Enclosure, Drangan Beg, Co. Tipperary
Co. Tipperary |
Enclosures
On the summit of a flat-topped hill in County Tipperary, on a gentle south-westerly slope, there is an ancient enclosure that can no longer really be seen.
No earthwork rises from the ground, no ditch catches the light at a particular angle, no grass-covered ring gives the game away. The site survives, if that word still applies, almost entirely in the language of old maps and adjusted field boundaries.
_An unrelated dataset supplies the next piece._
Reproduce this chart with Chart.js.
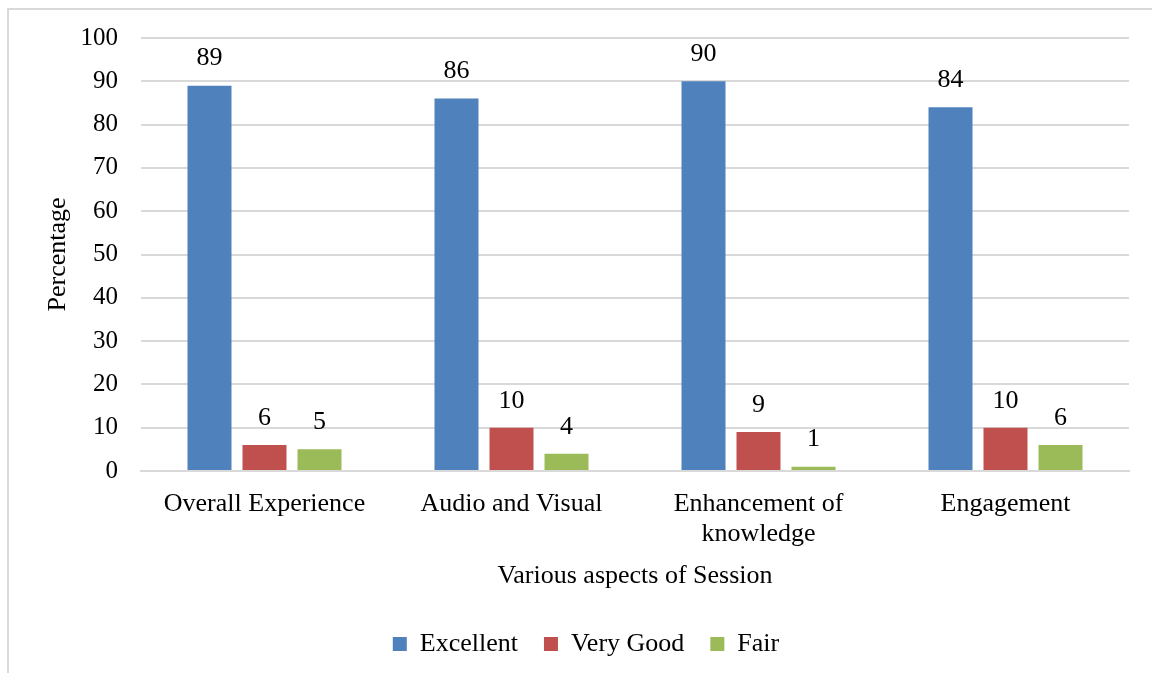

The enclosure at Drangan Beg first appears as a roughly circular area on the first edition Ordnance Survey six-inch map of 1840, bisected north-east to south-west by the townland boundary, with a field boundary running north-west to south-east from its south-eastern quadrant. By the time the second edition maps were produced between 1901 and 1905, that same boundary shows a curving kink in the south-east quadrant, a small cartographic echo of whatever once defined the perimeter of the enclosure. Enclosures of this kind, broadly contemporary with the ringforts that dot the Irish countryside, were typically used to define settlement space or contain livestock in the early medieval period. A ringfort, a circular enclosed settlement usually marked by an earthen bank and ditch, sits approximately fifty metres to the north-west, suggesting this part of the hill was once a busier, more organised place than it appears today. The field boundary that preserved that telltale kink has since been removed entirely, and in 1927 electricity poles were erected somewhere in the vicinity, the modern world pressing in without much ceremony.
Any visitor hoping to examine the ground closely faces a practical obstacle that the survey record notes with admirable frankness: at the time of inspection, a bull was in the field, making close examination impossible. It is, perhaps, a fitting situation for a monument that has otherwise managed to keep its distance.